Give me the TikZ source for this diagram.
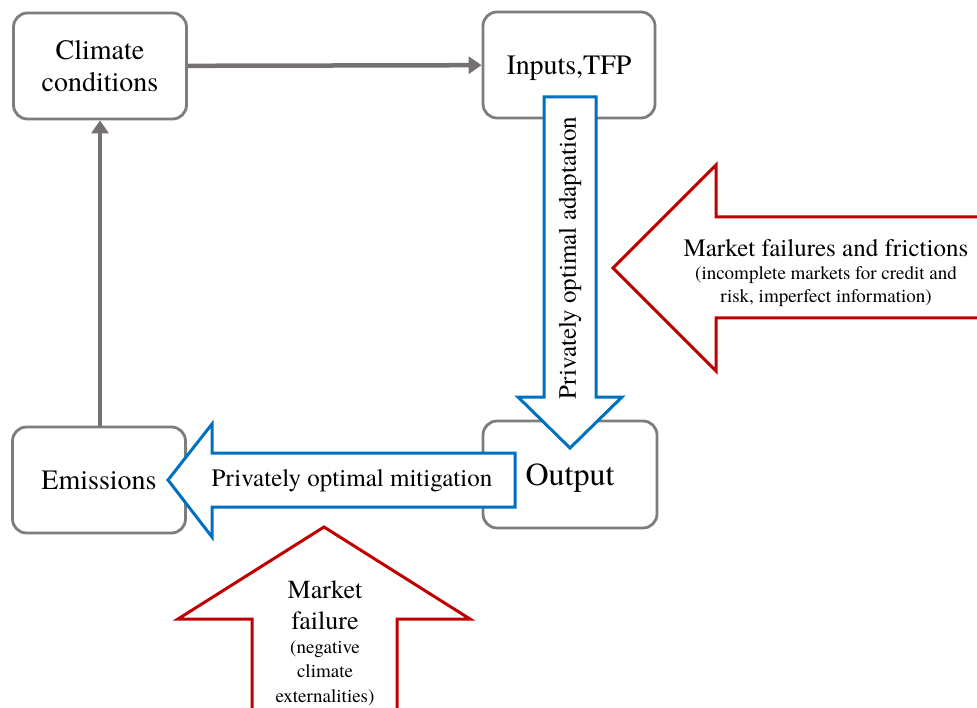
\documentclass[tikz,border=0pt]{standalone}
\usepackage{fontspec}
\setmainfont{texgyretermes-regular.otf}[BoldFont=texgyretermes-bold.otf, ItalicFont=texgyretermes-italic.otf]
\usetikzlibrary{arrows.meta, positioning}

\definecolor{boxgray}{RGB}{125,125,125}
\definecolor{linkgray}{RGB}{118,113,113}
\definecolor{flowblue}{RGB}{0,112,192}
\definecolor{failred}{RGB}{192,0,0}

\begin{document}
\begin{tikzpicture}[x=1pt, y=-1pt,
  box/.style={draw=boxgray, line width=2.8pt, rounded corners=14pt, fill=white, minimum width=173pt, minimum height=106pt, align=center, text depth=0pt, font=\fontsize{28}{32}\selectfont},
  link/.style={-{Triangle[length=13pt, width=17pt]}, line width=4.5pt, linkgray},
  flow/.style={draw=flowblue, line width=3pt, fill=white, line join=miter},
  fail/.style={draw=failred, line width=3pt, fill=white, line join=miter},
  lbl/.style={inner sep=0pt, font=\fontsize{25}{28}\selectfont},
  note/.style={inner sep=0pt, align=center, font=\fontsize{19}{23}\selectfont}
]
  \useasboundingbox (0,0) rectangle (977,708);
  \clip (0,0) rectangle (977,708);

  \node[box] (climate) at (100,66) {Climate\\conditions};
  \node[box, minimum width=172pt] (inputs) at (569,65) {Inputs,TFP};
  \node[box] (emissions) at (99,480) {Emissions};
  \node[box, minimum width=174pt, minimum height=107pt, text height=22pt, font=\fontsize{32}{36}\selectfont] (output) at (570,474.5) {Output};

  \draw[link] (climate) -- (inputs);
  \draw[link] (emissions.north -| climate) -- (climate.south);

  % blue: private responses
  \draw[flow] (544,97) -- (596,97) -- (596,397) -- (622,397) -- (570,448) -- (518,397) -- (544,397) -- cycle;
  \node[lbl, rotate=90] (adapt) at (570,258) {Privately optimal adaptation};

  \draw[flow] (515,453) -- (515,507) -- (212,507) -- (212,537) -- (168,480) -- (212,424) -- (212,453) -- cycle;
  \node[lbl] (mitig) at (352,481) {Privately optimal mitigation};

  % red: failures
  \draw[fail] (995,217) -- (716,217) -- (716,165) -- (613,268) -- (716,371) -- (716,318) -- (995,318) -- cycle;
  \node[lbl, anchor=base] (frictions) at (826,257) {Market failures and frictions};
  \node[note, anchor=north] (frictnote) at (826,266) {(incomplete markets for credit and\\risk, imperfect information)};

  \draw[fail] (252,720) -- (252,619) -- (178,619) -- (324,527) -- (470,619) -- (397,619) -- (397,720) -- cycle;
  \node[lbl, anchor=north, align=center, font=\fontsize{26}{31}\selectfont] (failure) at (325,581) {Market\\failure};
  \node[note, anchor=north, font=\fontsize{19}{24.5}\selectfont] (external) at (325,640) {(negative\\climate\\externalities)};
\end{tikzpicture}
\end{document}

##############################

- **Work instructions**: Working from the material above, transcribe it exactly while omitting pictures.

- **Exercise result**:
Give me the TikZ source for this diagram.
\documentclass[tikz,border=0pt]{standalone}
\usepackage{fontspec}
\setmainfont{texgyretermes-regular.otf}[BoldFont=texgyretermes-bold.otf, ItalicFont=texgyretermes-italic.otf]
\usetikzlibrary{arrows.meta, positioning}

\definecolor{boxgray}{RGB}{125,125,125}
\definecolor{linkgray}{RGB}{118,113,113}
\definecolor{flowblue}{RGB}{0,112,192}
\definecolor{failred}{RGB}{192,0,0}

\begin{document}
\begin{tikzpicture}[x=1pt, y=-1pt,
  box/.style={draw=boxgray, line width=2.8pt, rounded corners=14pt, fill=white, minimum width=173pt, minimum height=106pt, align=center, text depth=0pt, font=\fontsize{28}{32}\selectfont},
  link/.style={-{Triangle[length=13pt, width=17pt]}, line width=4.5pt, linkgray},
  flow/.style={draw=flowblue, line width=3pt, fill=white, line join=miter},
  fail/.style={draw=failred, line width=3pt, fill=white, line join=miter},
  lbl/.style={inner sep=0pt, font=\fontsize{25}{28}\selectfont},
  note/.style={inner sep=0pt, align=center, font=\fontsize{19}{23}\selectfont}
]
  \useasboundingbox (0,0) rectangle (977,708);
  \clip (0,0) rectangle (977,708);

  \node[box] (climate) at (100,66) {Climate\\conditions};
  \node[box, minimum width=172pt] (inputs) at (569,65) {Inputs,TFP};
  \node[box] (emissions) at (99,480) {Emissions};
  \node[box, minimum width=174pt, minimum height=107pt, text height=22pt, font=\fontsize{32}{36}\selectfont] (output) at (570,474.5) {Output};

  \draw[link] (climate) -- (inputs);
  \draw[link] (emissions.north -| climate) -- (climate.south);

  % blue: private responses
  \draw[flow] (544,97) -- (596,97) -- (596,397) -- (622,397) -- (570,448) -- (518,397) -- (544,397) -- cycle;
  \node[lbl, rotate=90] (adapt) at (570,258) {Privately optimal adaptation};

  \draw[flow] (515,453) -- (515,507) -- (212,507) -- (212,537) -- (168,480) -- (212,424) -- (212,453) -- cycle;
  \node[lbl] (mitig) at (352,481) {Privately optimal mitigation};

  % red: failures
  \draw[fail] (995,217) -- (716,217) -- (716,165) -- (613,268) -- (716,371) -- (716,318) -- (995,318) -- cycle;
  \node[lbl, anchor=base] (frictions) at (826,257) {Market failures and frictions};
  \node[note, anchor=north] (frictnote) at (826,266) {(incomplete markets for credit and\\risk, imperfect information)};

  \draw[fail] (252,720) -- (252,619) -- (178,619) -- (324,527) -- (470,619) -- (397,619) -- (397,720) -- cycle;
  \node[lbl, anchor=north, align=center, font=\fontsize{26}{31}\selectfont] (failure) at (325,581) {Market\\failure};
  \node[note, anchor=north, font=\fontsize{19}{24.5}\selectfont] (external) at (325,640) {(negative\\climate\\externalities)};
\end{tikzpicture}
\end{document}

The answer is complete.